ただ、これも考えようであるが、ヒマラヤのチベット、ネパール国境付近にあるナンパラ峠では中国の国境警備隊が越境しようとしているチベット人を女子供であろうが、いとも簡単に狙って撃ってくるが、雪崩はあえて我々を狙うわけではなく、雪崩が流れる場所にたまたま居るか、居ないかである。そう考えれば自然よりも人間のほうがよっぽどおぞましく怖い。
一歩一歩登るしかない
4月20日、頭痛と雪崩の爆音のため、ほとんど寝られないまま朝を迎える。頭は痛かったがテントからの景色にハッとさせられカメラを取り出しパシャリと収めていた。しばしその美しい世界に酔いしれていた。私ももとは写真部出身。あの朝日とピッケルの写真もいいでしょ。これでもなかなかの腕前なんですよ。この日は一日キャンプ1周辺をノンビリと歩いたり、また平賀カメラマンと下らない話をしたりと比較的優雅に過ごした。それにしても男二人、暇つぶしに話す内容とやら、いやはや、なんとも卑猥なものです。
龍さんのピッケル
標高6000Mにおいても平賀カメラマンのGPSうんちくは続く
4月21日、やはり頭痛と雪崩の音で寝不足。しかし、いつまでもキャンプ1で過ごしても仕方がないので重たい腰に鞭をうちキャンプ2を目指す。アイスフォール地帯はいつ巨大な氷の塊が崩れて落ちてくるか分からないので、ハラハラドキドキさせられるが、そのうち緊張するのにも疲れ果て、そして「来るなら来やがれ!俺は逃げも隠れもせんぞ!」と逆切れ。逃げるくせにね。まあ~人間なんてそんなものです。
キャンプ1からキャンプ2へのルート
前へ前へ
キャンプ1から雪崩多発地帯を横に横切らなければならない個所があり、ここばかりは気をつけようもなく、来るときにはちゃんと来る雪崩コースであり、我々が通貨している最中にやってくれば二人ともあっという間に飲み込まれ終りとなる。「おい、平賀、ここは上を見ないで何も考えずに急いで通過しよう」と声をかけたら彼もそれなりに緊張している様子だったので、もう一度振り返り「おい、平賀!もしもの事があったら次は靖国で会おう」と伝えたが、しかし奴はキョトンとした表情のまま「???」と無反応。私と彼とでは世代が違ったのかもしれない。いずれにせよキャンプ1~キャンプ2間はいつでもどこでも雪崩が起きうる。そしていずれも気をつけようがない。確実に雪崩に遭遇しない手段があるとするのならばマナスルに近づかないこと、それしかない。マナスルと203高地がだぶってしまうのは気のせいか。

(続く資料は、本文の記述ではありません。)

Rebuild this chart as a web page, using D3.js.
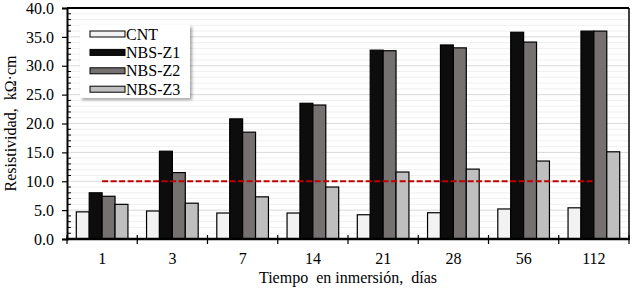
<!DOCTYPE html>
<html lang="es">
<head>
<meta charset="UTF-8">
<title>Resistividad</title>
<script src="https://d3js.org/d3.v7.min.js"></script>
<style>
  html, body { margin: 0; padding: 0; background: #fff; overflow: hidden; }
  svg { display: block; }
</style>
</head>
<body>
<div id="chart"></div>
<script>
const days = ["1", "3", "7", "14", "21", "28", "56", "112"];
const seriesNames = ["CNT", "NBS-Z1", "NBS-Z2", "NBS-Z3"];
const cnt   = [4.7, 4.85, 4.5, 4.5, 4.2, 4.55, 5.2, 5.4];
const nbsZ1 = [8.0, 15.2, 20.8, 23.5, 32.7, 33.6, 35.8, 36.0];
const nbsZ2 = [7.4, 11.5, 18.5, 23.2, 32.6, 33.1, 34.1, 36.0];
const nbsZ3 = [6.0, 6.2, 7.3, 9.0, 11.6, 12.1, 13.5, 15.1];
const limitValue = 10;
const yTicks = [0, 5, 10, 15, 20, 25, 30, 35, 40];

const colors = ["#f2f2f2", "#0d0d0d", "#767171", "#bfbfbf"];
const seriesValues = [cnt, nbsZ1, nbsZ2, nbsZ3];
const serif = "'Liberation Serif', 'Times New Roman', Times, serif";

const width = 633, height = 291;
const margin = { top: 8, right: 4, bottom: 52, left: 67 };
const innerWidth = width - margin.left - margin.right;
const innerHeight = height - margin.top - margin.bottom;

const svg = d3.select("#chart").append("svg")
  .attr("width", width).attr("height", height);

const defs = svg.append("defs");
const f = defs.append("filter").attr("id", "shadow")
  .attr("x", "-10%").attr("y", "-10%").attr("width", "130%").attr("height", "130%");
f.append("feDropShadow").attr("dx", 2).attr("dy", 2).attr("stdDeviation", 1.5)
  .attr("flood-color", "#000").attr("flood-opacity", 0.35);

const g = svg.append("g").attr("transform", `translate(${margin.left},${margin.top})`);

const x = d3.scaleBand().domain(days).range([0, innerWidth]).paddingInner(0).paddingOuter(0);
const x1 = d3.scaleBand().domain(seriesNames).range([9.3, x.bandwidth() - 9.3]);
const y = d3.scaleLinear().domain([0, 40]).range([innerHeight, 0]);

// grid: minor every 1, major every 5
const minor = d3.range(1, 40).filter(v => v % 5 !== 0);
g.append("g").selectAll("line").data(minor).join("line")
  .attr("x1", 0).attr("x2", innerWidth)
  .attr("y1", d => y(d)).attr("y2", d => y(d))
  .attr("stroke", "#f0f0f0").attr("stroke-width", 1);
g.append("g").selectAll("line").data(yTicks.filter(v => v > 0 && v < 40)).join("line")
  .attr("x1", 0).attr("x2", innerWidth)
  .attr("y1", d => y(d)).attr("y2", d => y(d))
  .attr("stroke", "#d9d9d9").attr("stroke-width", 1);

// bars
const rows = [];
days.forEach((d, i) => seriesNames.forEach((s, j) => rows.push({ day: d, s, j, v: seriesValues[j][i] })));
g.append("g").selectAll("rect").data(rows).join("rect")
  .attr("x", d => x(d.day) + x1(d.s))
  .attr("y", d => y(d.v))
  .attr("width", x1.bandwidth())
  .attr("height", d => innerHeight - y(d.v))
  .attr("fill", d => colors[d.j])
  .attr("stroke", "#000").attr("stroke-width", 1.2);

// red limit line
g.append("line")
  .attr("x1", x(days[0]) + x.bandwidth() / 2)
  .attr("x2", x(days[days.length - 1]) + x.bandwidth() / 2)
  .attr("y1", y(limitValue)).attr("y2", y(limitValue))
  .attr("stroke", "#c00000").attr("stroke-width", 2.2)
  .attr("stroke-dasharray", "6,2.5");

// frame top/right
g.append("line").attr("x1", 0).attr("x2", innerWidth).attr("y1", 0).attr("y2", 0)
  .attr("stroke", "#000").attr("stroke-width", 2);
g.append("line").attr("x1", innerWidth).attr("x2", innerWidth).attr("y1", 0).attr("y2", innerHeight)
  .attr("stroke", "#000").attr("stroke-width", 1.5);

// y axis
const yAxis = g.append("g").call(d3.axisLeft(y).tickValues(yTicks).tickFormat(d3.format(".1f")).tickSize(5).tickPadding(8));
yAxis.attr("font-family", serif).attr("font-size", 16);
yAxis.select(".domain").attr("stroke-width", 2);
yAxis.selectAll(".tick line").attr("stroke-width", 1.2);
g.append("g").selectAll("line").data(minor).join("line")
  .attr("x1", 0).attr("x2", 4)
  .attr("y1", d => y(d)).attr("y2", d => y(d))
  .attr("stroke", "#000").attr("stroke-width", 1);

// x axis
const xAxisG = g.append("g").attr("transform", `translate(0,${innerHeight})`);
xAxisG.append("line").attr("x1", -1).attr("x2", innerWidth + 1).attr("y1", 0).attr("y2", 0)
  .attr("stroke", "#000").attr("stroke-width", 2.5);
const boundaries = [0].concat(days.map(d => x(d) + x.bandwidth()));
xAxisG.selectAll(".bt").data(boundaries).join("line").attr("class", "bt")
  .attr("x1", d => d).attr("x2", d => d).attr("y1", -4).attr("y2", 5)
  .attr("stroke", "#000").attr("stroke-width", 1.2);
xAxisG.selectAll(".lbl").data(days).join("text").attr("class", "lbl")
  .attr("x", d => x(d) + x.bandwidth() / 2).attr("y", 24.5)
  .attr("text-anchor", "middle").attr("font-size", 16).text(d => d);

// axis titles
svg.append("text")
  .attr("x", margin.left + innerWidth / 2).attr("y", 283)
  .attr("text-anchor", "middle").attr("font-size", 16)
  .style("white-space", "pre")
  .text("Tiempo  en inmersión,  días");
svg.append("text")
  .attr("transform", `translate(16,${margin.top + innerHeight / 2}) rotate(-90)`)
  .attr("text-anchor", "middle").attr("font-size", 16)
  .style("white-space", "pre")
  .text("Resistividad,  kΩ·cm");

// legend
const legend = svg.append("g").attr("transform", "translate(80,25)");
legend.append("rect").attr("width", 110).attr("height", 73)
  .attr("fill", "#fff").attr("filter", "url(#shadow)");
seriesNames.forEach((s, i) => {
  const row = legend.append("g").attr("transform", `translate(0,${9 + i * 18.4})`);
  row.append("rect").attr("x", 10).attr("y", -3).attr("width", 35).attr("height", 6)
    .attr("fill", colors[i]).attr("stroke", "#000").attr("stroke-width", 1);
  row.append("text").attr("x", 46).attr("y", 5.5).attr("font-size", 16).text(s);
});

svg.selectAll("text").style("font-family", serif).attr("fill", "#000");
</script>
</body>
</html>
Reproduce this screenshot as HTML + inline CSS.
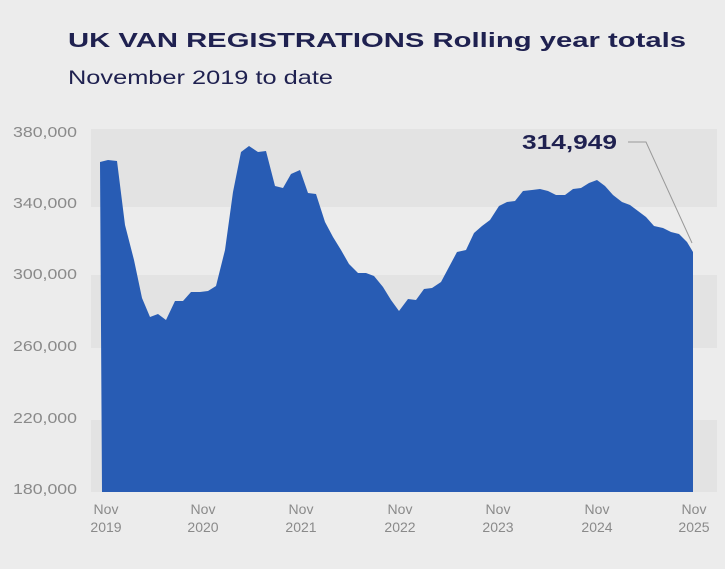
<!DOCTYPE html>
<html><head><style>
body{margin:0;background:#ececec;font-family:"Liberation Sans",sans-serif}
</style></head><body>
<svg width="725" height="564" xmlns="http://www.w3.org/2000/svg">
<rect width="725" height="564" fill="#ececec"/>
<g fill="#e3e3e3">
<rect x="91" y="129" width="626" height="78"/>
<rect x="91" y="275" width="626" height="73"/>
<rect x="91" y="420" width="626" height="72"/>
</g>
<text x="68" y="47" font-size="20" font-weight="bold" fill="#1f2150" textLength="618" lengthAdjust="spacingAndGlyphs">UK VAN REGISTRATIONS Rolling year totals</text>
<text x="68" y="84" font-size="19" fill="#1f2150" textLength="265" lengthAdjust="spacingAndGlyphs">November 2019 to date</text>
<g font-size="15" fill="#8a8a8a">
<text x="13" y="137" textLength="64" lengthAdjust="spacingAndGlyphs">380,000</text>
<text x="13" y="208" textLength="64" lengthAdjust="spacingAndGlyphs">340,000</text>
<text x="13" y="279" textLength="64" lengthAdjust="spacingAndGlyphs">300,000</text>
<text x="13" y="351" textLength="64" lengthAdjust="spacingAndGlyphs">260,000</text>
<text x="13" y="423" textLength="64" lengthAdjust="spacingAndGlyphs">220,000</text>
<text x="13" y="494" textLength="64" lengthAdjust="spacingAndGlyphs">180,000</text>
</g>
<g font-size="14" fill="#8a8a8a" text-anchor="middle">
<text x="106" y="514">Nov</text><text x="106" y="532">2019</text>
<text x="203" y="514">Nov</text><text x="203" y="532">2020</text>
<text x="301" y="514">Nov</text><text x="301" y="532">2021</text>
<text x="400" y="514">Nov</text><text x="400" y="532">2022</text>
<text x="498" y="514">Nov</text><text x="498" y="532">2023</text>
<text x="597" y="514">Nov</text><text x="597" y="532">2024</text>
<text x="694" y="514">Nov</text><text x="694" y="532">2025</text>
</g>
<polygon fill="#285cb4" points="102,492 100,162 108,160 117,161 125,225 134,260 142,298 150,317 158,314 166,320 175,301 183,301 191,292 200,292 208,291 216,286 225,250 233,192 241,152 249,146 258,152 266,151 275,186 283,188 291,174 300,170 308,193 316,194 325,222 333,237 341,250 349,264 358,273 366,273 374,276 383,287 391,300 399,311 408,299 416,300 424,289 432,288 441,282 449,267 457,252 466,250 474,233 482,226 490,220 499,206 507,202 515,201 523,191 532,190 540,189 548,191 556,195 565,195 573,189 581,188 589,183 597,180 605,186 613,195 622,202 630,205 638,211 646,217 654,226 663,228 671,232 679,234 687,242 693,252 693,492"/>
<polyline points="628,142 646,142 692,243" fill="none" stroke="#999" stroke-width="1"/>
<text x="522" y="149" font-size="20" font-weight="bold" fill="#1f2150" textLength="95" lengthAdjust="spacingAndGlyphs">314,949</text>
</svg>
</body></html>
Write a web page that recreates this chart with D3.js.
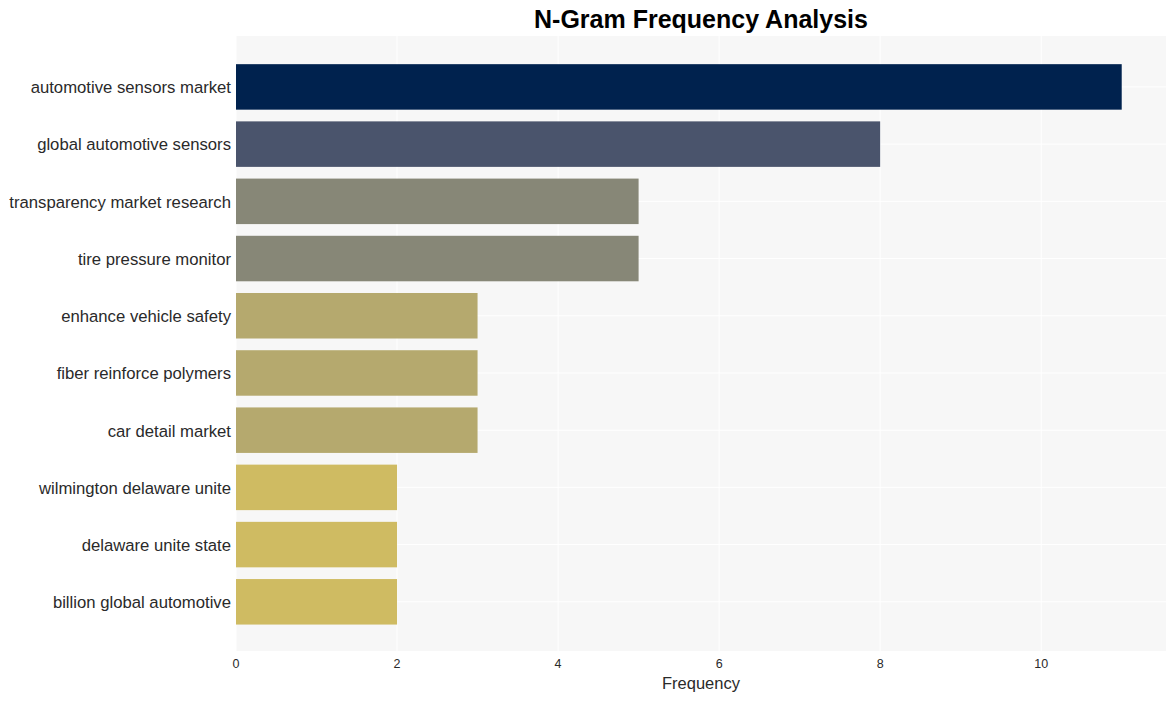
<!DOCTYPE html>
<html><head><meta charset="utf-8">
<script src="https://cdn.jsdelivr.net/npm/d3@7"></script>
<style>body{margin:0;background:#fff;font-family:"Liberation Sans",Arial,sans-serif;}</style>
</head><body><svg id="c" width="1176" height="701"></svg>
<script>
const categories = ["automotive sensors market","global automotive sensors","transparency market research","tire pressure monitor","enhance vehicle safety","fiber reinforce polymers","car detail market","wilmington delaware unite","delaware unite state","billion global automotive"];
const values = [11,8,5,5,3,3,3,2,2,2];
const barColors = ["#00224e","#4a546c","#878777","#878777","#b5a96e","#b5a96e","#b5a96e","#cfbb62","#cfbb62","#cfbb62"];
const xTicks = [0,2,4,6,8,10];
const title = "N-Gram Frequency Analysis";
const xTitle = "Frequency";

const svg = d3.select("#c");
const L=236, R=1166, T=36, B=651;
const x = d3.scaleLinear().domain([0, 11.55]).range([L, R]);
const y = d3.scaleLinear().domain([-0.89, 9.86]).range([T, B]);
const bh = 45.5;

svg.append("rect").attr("x",L).attr("y",T).attr("width",R-L).attr("height",B-T).attr("fill","#f7f7f7");
svg.append("g").selectAll("line").data(xTicks).join("line")
  .attr("x1",d=>x(d)).attr("x2",d=>x(d)).attr("y1",T).attr("y2",B)
  .attr("stroke","#fff").attr("stroke-width",1);
svg.append("g").selectAll("line").data(categories).join("line")
  .attr("x1",L).attr("x2",R).attr("y1",(d,i)=>y(i)).attr("y2",(d,i)=>y(i))
  .attr("stroke","#fff").attr("stroke-width",1);

svg.append("g").selectAll("rect").data(values).join("rect")
  .attr("x",x(0)).attr("y",(d,i)=>y(i)-bh/2).attr("width",d=>x(d)-x(0)).attr("height",bh)
  .attr("fill",(d,i)=>barColors[i]);

svg.append("g").selectAll("text").data(categories).join("text")
  .attr("x",L-5).attr("y",(d,i)=>y(i)+0.5).attr("dy","0.35em").attr("text-anchor","end")
  .attr("font-size",16.7).attr("fill","#2a2a2a").text(d=>d);

svg.append("g").selectAll("text").data(xTicks).join("text")
  .attr("x",d=>x(d)).attr("y",B+17).attr("text-anchor","middle")
  .attr("font-size",12.5).attr("fill","#2a2a2a").text(d=>d);

svg.append("text").attr("x",(L+R)/2).attr("y",689).attr("text-anchor","middle")
  .attr("font-size",16.5).attr("fill","#2a2a2a").text(xTitle);
svg.append("text").attr("x",701).attr("y",28).attr("text-anchor","middle")
  .attr("font-size",25).attr("font-weight","bold").attr("fill","#000").text(title);
</script></body></html>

表現の違いはあるものの、お互いにしっかりとその事に関し覚悟していた。
クレパス地帯を超える
キャンプ2到着
いくつもの氷壁、ブロックを越え、またクレパスを飛び越え、着実に一歩また一歩とキャンプ2へと登り続けた。そしてキャンプ1から3時間15分でキャンプ2(キャンプ2)に到着。思っていたよりもよいスピードにシェルパのカジも「ボラサーブ(隊長)、これならいけるよ」と、まあ~それほどでもないが、ただここに来るまでの道中を共にしたカジからすれば、あの状況からよくここまで回復したなぁ~と心底感じたに違いない。なんせ、本人がそれを一番感じ、また驚いているのだから。ベースキャンプ入りしてから一週間でキャンプ2まで到達できたのは我ながら満足。
ベースキャンプに下る(左に平賀 右に野口)
吹雪の中の下山
もうすぐでベースキャンプだ・・・
天候が再び怪しくなり急いで下山開始。17時頃、雪に降られながらもベースキャンプまで戻ってきました。「満身創痍」まさにこのマナスル挑戦にはこの言葉が似合う。久々に必死な自分の姿にあの学生の頃にエベレストと格闘していた頃を思い起こした。初心に戻れると思えば、またあの不調にも意味があったわけです。全ての事に意味があると解釈し明日からまた精一杯生きていきたい。